[GRASS-SVN] r68390 - grass-addons/grass7/raster/r.randomforest
svn_grass at osgeo.org
svn_grass at osgeo.org
Fri May 6 17:02:46 PDT 2016
Author: spawley
Date: 2016-05-06 17:02:46 -0700 (Fri, 06 May 2016)
New Revision: 68390
Modified:
grass-addons/grass7/raster/r.randomforest/r.randomforest.py
Log:
update to r.randomforest with cross validation
Modified: grass-addons/grass7/raster/r.randomforest/r.randomforest.py
===================================================================
--- grass-addons/grass7/raster/r.randomforest/r.randomforest.py 2016-05-06 22:02:30 UTC (rev 68389)
+++ grass-addons/grass7/raster/r.randomforest/r.randomforest.py 2016-05-07 00:02:46 UTC (rev 68390)
@@ -142,8 +142,7 @@
#%end
# standard modules
-from __future__ import print_function
-import atexit, os, random, string, imp
+import atexit, random, string, imp, re
from grass.pygrass.raster import RasterRow
from grass.pygrass.gis.region import Region
from grass.pygrass.raster.buffer import Buffer
@@ -158,48 +157,119 @@
except ImportError:
grass.fatal("{} Python package not installed.
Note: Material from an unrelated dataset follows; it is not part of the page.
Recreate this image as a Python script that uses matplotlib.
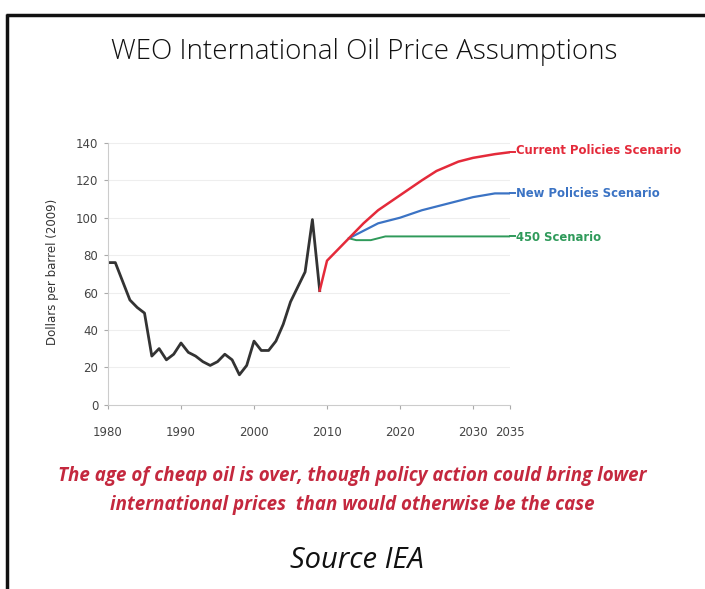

Exiting").format(module_name)
return False
+
+# lazy imports
+if module_exists("sklearn") == True:
+ from sklearn.ensemble import RandomForestClassifier, RandomForestRegressor
+ from sklearn.externals import joblib
+ from sklearn import cross_validation, metrics
+ import warnings
+ warnings.filterwarnings("ignore")
+else:
+ grass.fatal("Scikit-learn python module is not installed.....exiting")
def cleanup():
# We can then close the rasters and the roi image
for i in range(nbands): rasstack[i].close()
roi_raster.close()
- if rfmask != '': grass.run_command("g.remove", name=rfmask, flags="f", type="raster")
+ if rfmask != '': grass.run_command("g.remove", name=rfmask, flags="f",
+ type="raster")
def normalize_newlines(string):
# Windows uses carriage return and line feed ("\r\n") as a line ending
# Unix uses just line feed ("\n"). This function normalizes strings to "\n"
- import re
return re.sub(r'(\r\n|\r|\n)', '\n', string)
-def scoreresults(X, y, clf, kfolds):
- from sklearn import cross_validation, metrics
- kf = cross_validation.KFold(len(y), n_folds=kfolds, shuffle=True)
+def score_classification_results(X, y, clf, kfolds, rstate):
+ # This custom function performs cross validation on a classification model,
+ # RETURNS: a 1D list representing accuracy, AUROC, precision, recall, kappa and specificity
+ # (using our custom function)
+
+ kf = cross_validation.KFold(len(y), n_folds=kfolds, shuffle=True, random_state=rstate)
- pr = np.zeros((kfolds, 5))
- pr.shape
- i=0
+ acc, auc, kappa = [], [], []
for train_index, test_index in kf:
X_train, X_test = X[train_index], X[test_index]
y_train, y_test = y[train_index], y[test_index]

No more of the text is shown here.